A block of data:
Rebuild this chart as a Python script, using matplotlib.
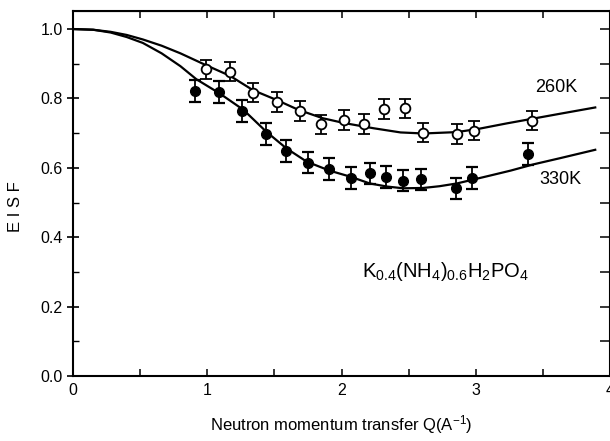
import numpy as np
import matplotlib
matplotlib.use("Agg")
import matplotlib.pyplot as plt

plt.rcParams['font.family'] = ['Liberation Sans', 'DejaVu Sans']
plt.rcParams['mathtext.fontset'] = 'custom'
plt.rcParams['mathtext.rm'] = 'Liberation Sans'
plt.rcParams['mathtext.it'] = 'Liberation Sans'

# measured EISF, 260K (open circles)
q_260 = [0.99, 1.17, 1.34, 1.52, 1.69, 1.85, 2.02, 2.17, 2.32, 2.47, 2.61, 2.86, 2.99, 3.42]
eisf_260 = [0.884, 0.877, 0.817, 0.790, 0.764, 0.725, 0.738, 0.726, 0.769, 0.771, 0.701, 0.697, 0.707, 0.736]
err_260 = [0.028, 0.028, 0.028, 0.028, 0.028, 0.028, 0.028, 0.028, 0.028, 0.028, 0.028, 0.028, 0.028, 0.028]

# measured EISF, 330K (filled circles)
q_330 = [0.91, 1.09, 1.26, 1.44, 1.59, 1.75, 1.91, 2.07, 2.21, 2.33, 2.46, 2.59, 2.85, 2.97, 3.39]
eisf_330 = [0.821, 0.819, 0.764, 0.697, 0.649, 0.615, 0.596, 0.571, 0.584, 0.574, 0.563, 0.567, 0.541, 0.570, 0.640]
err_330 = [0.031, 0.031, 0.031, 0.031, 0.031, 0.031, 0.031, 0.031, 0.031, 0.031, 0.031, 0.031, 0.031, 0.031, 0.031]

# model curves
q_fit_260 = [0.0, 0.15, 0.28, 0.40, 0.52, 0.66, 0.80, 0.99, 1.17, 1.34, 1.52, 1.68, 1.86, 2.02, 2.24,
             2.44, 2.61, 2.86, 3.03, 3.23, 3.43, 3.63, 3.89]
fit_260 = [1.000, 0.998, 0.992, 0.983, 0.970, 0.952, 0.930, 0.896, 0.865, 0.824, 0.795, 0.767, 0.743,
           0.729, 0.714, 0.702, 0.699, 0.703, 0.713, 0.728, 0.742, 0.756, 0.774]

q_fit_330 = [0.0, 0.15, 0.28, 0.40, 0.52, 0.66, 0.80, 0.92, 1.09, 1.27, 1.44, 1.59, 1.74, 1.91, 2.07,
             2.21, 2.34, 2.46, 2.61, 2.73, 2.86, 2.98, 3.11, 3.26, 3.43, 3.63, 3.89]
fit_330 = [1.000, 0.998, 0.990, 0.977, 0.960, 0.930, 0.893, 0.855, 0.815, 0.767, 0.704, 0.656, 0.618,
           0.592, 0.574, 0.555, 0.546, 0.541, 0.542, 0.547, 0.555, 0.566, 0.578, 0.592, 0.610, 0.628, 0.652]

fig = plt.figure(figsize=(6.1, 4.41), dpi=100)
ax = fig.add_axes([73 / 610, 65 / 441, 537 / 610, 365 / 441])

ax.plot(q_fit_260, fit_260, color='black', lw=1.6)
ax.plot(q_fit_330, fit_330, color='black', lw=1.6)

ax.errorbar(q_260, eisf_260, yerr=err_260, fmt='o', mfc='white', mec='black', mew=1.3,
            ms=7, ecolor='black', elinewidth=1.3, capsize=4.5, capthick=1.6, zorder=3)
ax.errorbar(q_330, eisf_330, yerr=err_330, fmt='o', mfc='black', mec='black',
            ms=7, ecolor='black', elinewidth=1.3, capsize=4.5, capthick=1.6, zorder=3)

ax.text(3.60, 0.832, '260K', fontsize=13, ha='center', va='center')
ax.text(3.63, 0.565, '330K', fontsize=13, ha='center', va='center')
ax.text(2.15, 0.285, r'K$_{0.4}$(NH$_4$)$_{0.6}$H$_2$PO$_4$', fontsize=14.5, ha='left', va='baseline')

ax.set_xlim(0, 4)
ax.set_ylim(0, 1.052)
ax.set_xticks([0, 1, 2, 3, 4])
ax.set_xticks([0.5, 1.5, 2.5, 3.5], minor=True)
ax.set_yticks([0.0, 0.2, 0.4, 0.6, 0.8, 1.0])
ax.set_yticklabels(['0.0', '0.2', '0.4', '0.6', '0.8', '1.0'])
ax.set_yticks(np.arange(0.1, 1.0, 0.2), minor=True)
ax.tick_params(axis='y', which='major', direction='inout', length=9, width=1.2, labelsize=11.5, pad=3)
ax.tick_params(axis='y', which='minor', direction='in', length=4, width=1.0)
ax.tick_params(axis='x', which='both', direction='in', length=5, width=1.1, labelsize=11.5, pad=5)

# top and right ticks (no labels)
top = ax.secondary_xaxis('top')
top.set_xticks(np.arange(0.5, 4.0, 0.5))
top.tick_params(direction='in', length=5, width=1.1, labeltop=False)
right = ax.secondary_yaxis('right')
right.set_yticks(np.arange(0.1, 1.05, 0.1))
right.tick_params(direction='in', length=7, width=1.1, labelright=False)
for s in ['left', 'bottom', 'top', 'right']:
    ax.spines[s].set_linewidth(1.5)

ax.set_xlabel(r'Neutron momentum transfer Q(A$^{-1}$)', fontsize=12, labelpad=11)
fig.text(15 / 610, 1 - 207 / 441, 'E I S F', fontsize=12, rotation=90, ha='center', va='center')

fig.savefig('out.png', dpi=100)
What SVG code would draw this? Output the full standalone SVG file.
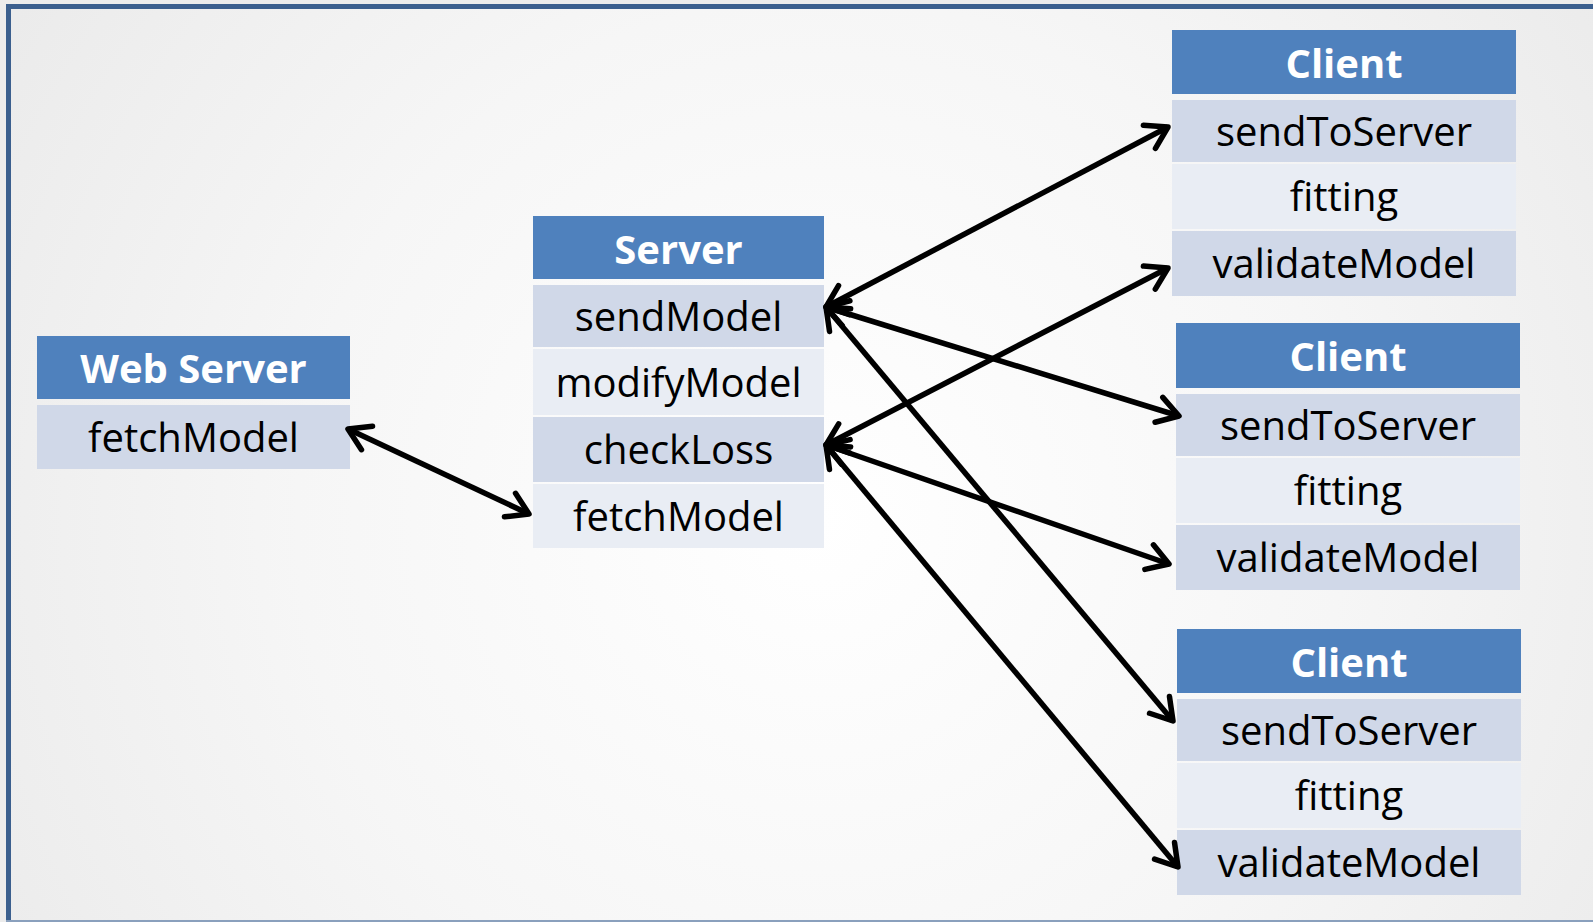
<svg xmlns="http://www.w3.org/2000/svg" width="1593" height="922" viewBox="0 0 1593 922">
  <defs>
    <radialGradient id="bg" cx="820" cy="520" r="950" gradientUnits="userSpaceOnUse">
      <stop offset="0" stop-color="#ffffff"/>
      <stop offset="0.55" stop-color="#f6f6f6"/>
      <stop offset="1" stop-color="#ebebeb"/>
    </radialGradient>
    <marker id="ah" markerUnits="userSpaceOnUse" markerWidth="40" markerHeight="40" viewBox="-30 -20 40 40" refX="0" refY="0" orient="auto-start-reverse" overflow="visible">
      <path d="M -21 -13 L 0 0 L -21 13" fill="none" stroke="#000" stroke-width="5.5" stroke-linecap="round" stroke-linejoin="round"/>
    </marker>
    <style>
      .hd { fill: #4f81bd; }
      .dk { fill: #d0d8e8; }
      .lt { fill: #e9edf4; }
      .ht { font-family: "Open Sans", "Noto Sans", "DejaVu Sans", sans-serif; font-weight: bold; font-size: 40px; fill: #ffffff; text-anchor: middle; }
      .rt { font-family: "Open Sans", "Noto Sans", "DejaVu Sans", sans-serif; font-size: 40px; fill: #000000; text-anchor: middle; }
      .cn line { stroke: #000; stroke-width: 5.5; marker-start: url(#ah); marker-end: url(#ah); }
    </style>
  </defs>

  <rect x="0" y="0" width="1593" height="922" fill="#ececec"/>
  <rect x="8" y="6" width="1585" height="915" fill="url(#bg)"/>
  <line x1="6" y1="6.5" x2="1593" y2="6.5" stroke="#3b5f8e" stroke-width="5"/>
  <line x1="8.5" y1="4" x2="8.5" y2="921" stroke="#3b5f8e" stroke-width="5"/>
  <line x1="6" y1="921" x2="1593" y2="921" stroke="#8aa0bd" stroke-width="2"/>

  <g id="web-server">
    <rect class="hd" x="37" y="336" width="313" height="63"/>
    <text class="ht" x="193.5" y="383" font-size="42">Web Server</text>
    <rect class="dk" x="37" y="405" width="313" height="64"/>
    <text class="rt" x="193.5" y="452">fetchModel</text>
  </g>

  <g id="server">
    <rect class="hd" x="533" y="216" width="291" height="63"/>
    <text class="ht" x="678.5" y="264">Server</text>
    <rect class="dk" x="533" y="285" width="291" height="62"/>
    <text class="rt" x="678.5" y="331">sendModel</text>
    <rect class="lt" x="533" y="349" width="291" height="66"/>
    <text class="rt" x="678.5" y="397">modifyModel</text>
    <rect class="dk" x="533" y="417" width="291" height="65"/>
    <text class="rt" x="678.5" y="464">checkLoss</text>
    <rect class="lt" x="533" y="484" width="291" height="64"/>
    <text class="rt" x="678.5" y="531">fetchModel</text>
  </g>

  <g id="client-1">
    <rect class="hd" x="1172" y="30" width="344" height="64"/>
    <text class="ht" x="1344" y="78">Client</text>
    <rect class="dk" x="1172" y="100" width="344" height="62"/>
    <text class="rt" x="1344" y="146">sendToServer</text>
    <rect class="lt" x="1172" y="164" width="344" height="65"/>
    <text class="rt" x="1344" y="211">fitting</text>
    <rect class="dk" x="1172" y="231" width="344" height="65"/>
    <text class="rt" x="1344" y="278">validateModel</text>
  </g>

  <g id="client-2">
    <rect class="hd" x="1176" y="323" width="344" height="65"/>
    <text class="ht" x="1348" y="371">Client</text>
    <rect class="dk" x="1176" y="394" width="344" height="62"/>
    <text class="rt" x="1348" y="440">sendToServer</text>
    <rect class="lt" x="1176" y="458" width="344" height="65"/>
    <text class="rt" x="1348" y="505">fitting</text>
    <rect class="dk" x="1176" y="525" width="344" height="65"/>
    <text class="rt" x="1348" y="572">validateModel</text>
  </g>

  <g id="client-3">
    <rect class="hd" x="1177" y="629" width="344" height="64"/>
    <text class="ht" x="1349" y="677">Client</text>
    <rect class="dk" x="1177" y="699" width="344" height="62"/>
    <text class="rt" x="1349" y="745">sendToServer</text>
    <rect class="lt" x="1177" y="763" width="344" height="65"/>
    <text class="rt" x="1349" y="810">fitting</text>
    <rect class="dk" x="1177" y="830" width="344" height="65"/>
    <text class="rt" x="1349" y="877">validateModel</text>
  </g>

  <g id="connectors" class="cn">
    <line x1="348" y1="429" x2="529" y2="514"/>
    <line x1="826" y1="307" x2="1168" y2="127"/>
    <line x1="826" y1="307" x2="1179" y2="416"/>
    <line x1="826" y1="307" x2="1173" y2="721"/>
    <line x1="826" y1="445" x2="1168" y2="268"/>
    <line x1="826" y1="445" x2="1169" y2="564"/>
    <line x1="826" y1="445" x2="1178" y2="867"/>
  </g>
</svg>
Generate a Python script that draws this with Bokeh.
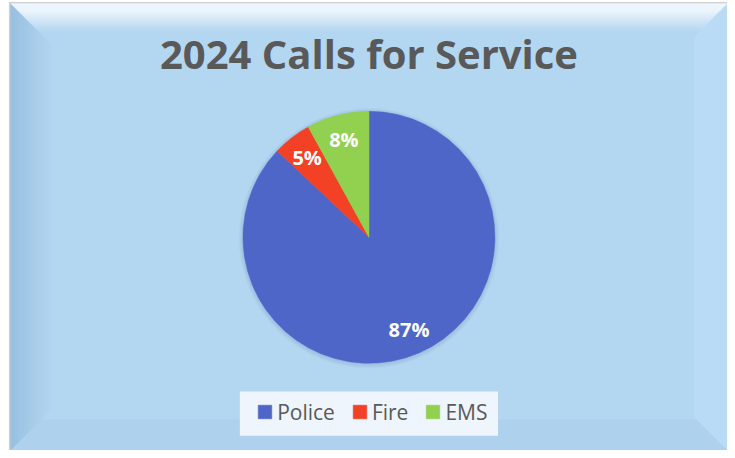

### Task prompt
Please return, exactly as written, the lines from the first line of the records above through the line containing "0.028, 0.028, 0.028]", both included, leaving out any pictures.

### Task result
Rebuild this chart as a Python script, using matplotlib.
import numpy as np
import matplotlib
matplotlib.use("Agg")
import matplotlib.pyplot as plt

plt.rcParams['font.family'] = ['Liberation Sans', 'DejaVu Sans']
plt.rcParams['mathtext.fontset'] = 'custom'
plt.rcParams['mathtext.rm'] = 'Liberation Sans'
plt.rcParams['mathtext.it'] = 'Liberation Sans'

# measured EISF, 260K (open circles)
q_260 = [0.99, 1.17, 1.34, 1.52, 1.69, 1.85, 2.02, 2.17, 2.32, 2.47, 2.61, 2.86, 2.99, 3.42]
eisf_260 = [0.884, 0.877, 0.817, 0.790, 0.764, 0.725, 0.738, 0.726, 0.769, 0.771, 0.701, 0.697, 0.707, 0.736]
err_260 = [0.028, 0.028, 0.028, 0.028, 0.028, 0.028, 0.028, 0.028, 0.028, 0.028, 0.028, 0.028, 0.028, 0.028]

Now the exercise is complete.